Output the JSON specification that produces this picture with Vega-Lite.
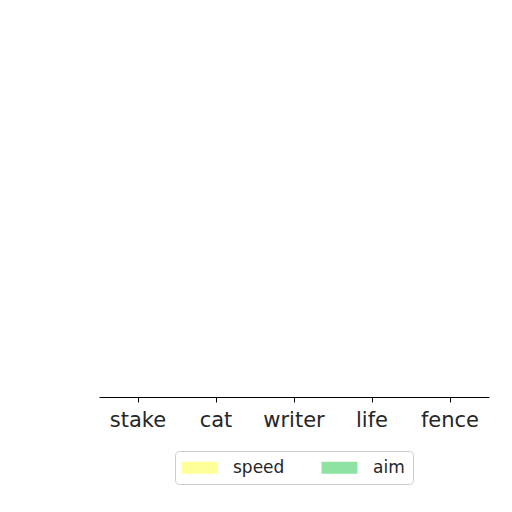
{
  "$schema": "https://vega.github.io/schema/vega-lite/v6.json",
  "autosize": "none",
  "width": 390,
  "height": 377,
  "padding": {"left": 99, "top": 20, "right": 23, "bottom": 115},
  "background": "white",
  "config": {
    "view": {"stroke": null},
    "font": "DejaVu Sans"
  },
  "data": {
    "values": [
      {"word": "stake", "series": "speed", "value": 0},
      {"word": "stake", "series": "aim", "value": 0},
      {"word": "cat", "series": "speed", "value": 0},
      {"word": "cat", "series": "aim", "value": 0},
      {"word": "writer", "series": "speed", "value": 0},
      {"word": "writer", "series": "aim", "value": 0},
      {"word": "life", "series": "speed", "value": 0},
      {"word": "life", "series": "aim", "value": 0},
      {"word": "fence", "series": "speed", "value": 0},
      {"word": "fence", "series": "aim", "value": 0}
    ]
  },
  "mark": {"type": "bar"},
  "encoding": {
    "x": {
      "field": "word",
      "type": "nominal",
      "sort": ["stake", "cat", "writer", "life", "fence"],
      "scale": {"paddingInner": 0.2, "paddingOuter": 0.1},
      "axis": {
        "title": null,
        "labelAngle": 0,
        "labelFont": "DejaVu Sans",
        "labelFontSize": 21,
        "labelColor": "#262626",
        "labelPadding": 7,
        "tickSize": 5,
        "tickColor": "#000000",
        "domainColor": "#000000",
        "domainWidth": 1.2,
        "tickWidth": 1,
        "grid": false
      }
    },
    "xOffset": {"field": "series", "type": "nominal", "sort": ["speed", "aim"]},
    "y": {
      "field": "value",
      "type": "quantitative",
      "scale": {"domain": [0, 1]},
      "axis": null
    },
    "color": {
      "field": "series",
      "type": "nominal",
      "sort": ["speed", "aim"],
      "scale": {"domain": ["speed", "aim"], "range": ["#ffff9a", "#8fe3a2"]},
      "legend": {
        "title": null,
        "orient": "none",
        "legendX": 76,
        "legendY": 431,
        "direction": "horizontal",
        "columns": 2,
        "columnPadding": 36,
        "padding": 8,
        "fillColor": "white",
        "strokeColor": "#cccccc",
        "cornerRadius": 4,
        "symbolType": "M-3,-1H3V1H-3Z",
        "symbolSize": 144,
        "symbolOffset": 8,
        "symbolStrokeWidth": 0,
        "symbolOpacity": 1,
        "labelOffset": 25,
        "labelFont": "DejaVu Sans",
        "labelFontSize": 17,
        "labelColor": "#262626"
      }
    }
  }
}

----

### Required work
All of the lines above should be printed exactly, minus the pictures.

### The output
Output the JSON specification that produces this picture with Vega-Lite.
{
  "$schema": "https://vega.github.io/schema/vega-lite/v6.json",
  "autosize": "none",
  "width": 390,
  "height": 377,
  "padding": {"left": 99, "top": 20, "right": 23, "bottom": 115},
  "background": "white",
  "config": {
    "view": {"stroke": null},
    "font": "DejaVu Sans"
  },
  "data": {
    "values": [
      {"word": "stake", "series": "speed", "value": 0},
      {"word": "stake", "series": "aim", "value": 0},
      {"word": "cat", "series": "speed", "value": 0},
      {"word": "cat", "series": "aim", "value": 0},
      {"word": "writer", "series": "speed", "value": 0},
      {"word": "writer", "series": "aim", "value": 0},
      {"word": "life", "series": "speed", "value": 0},
      {"word": "life", "series": "aim", "value": 0},
      {"word": "fence", "series": "speed", "value": 0},
      {"word": "fence", "series": "aim", "value": 0}
    ]
  },
  "mark": {"type": "bar"},
  "encoding": {
    "x": {
      "field": "word",
      "type": "nominal",
      "sort": ["stake", "cat", "writer", "life", "fence"],
      "scale": {"paddingInner": 0.2, "paddingOuter": 0.1},
      "axis": {
        "title": null,
        "labelAngle": 0,
        "labelFont": "DejaVu Sans",
        "labelFontSize": 21,
        "labelColor": "#262626",
        "labelPadding": 7,
        "tickSize": 5,
        "tickColor": "#000000",
        "domainColor": "#000000",
        "domainWidth": 1.2,
        "tickWidth": 1,
        "grid": false
      }
    },
    "xOffset": {"field": "series", "type": "nominal", "sort": ["speed", "aim"]},
    "y": {
      "field": "value",
      "type": "quantitative",
      "scale": {"domain": [0, 1]},
      "axis": null
    },
    "color": {
      "field": "series",
      "type": "nominal",
      "sort": ["speed", "aim"],
      "scale": {"domain": ["speed", "aim"], "range": ["#ffff9a", "#8fe3a2"]},
      "legend": {
        "title": null,
        "orient": "none",
        "legendX": 76,
        "legendY": 431,
        "direction": "horizontal",
        "columns": 2,
        "columnPadding": 36,
        "padding": 8,
        "fillColor": "white",
        "strokeColor": "#cccccc",
        "cornerRadius": 4,
        "symbolType": "M-3,-1H3V1H-3Z",
        "symbolSize": 144,
        "symbolOffset": 8,
        "symbolStrokeWidth": 0,
        "symbolOpacity": 1,
        "labelOffset": 25,
        "labelFont": "DejaVu Sans",
        "labelFontSize": 17,
        "labelColor": "#262626"
      }
    }
  }
}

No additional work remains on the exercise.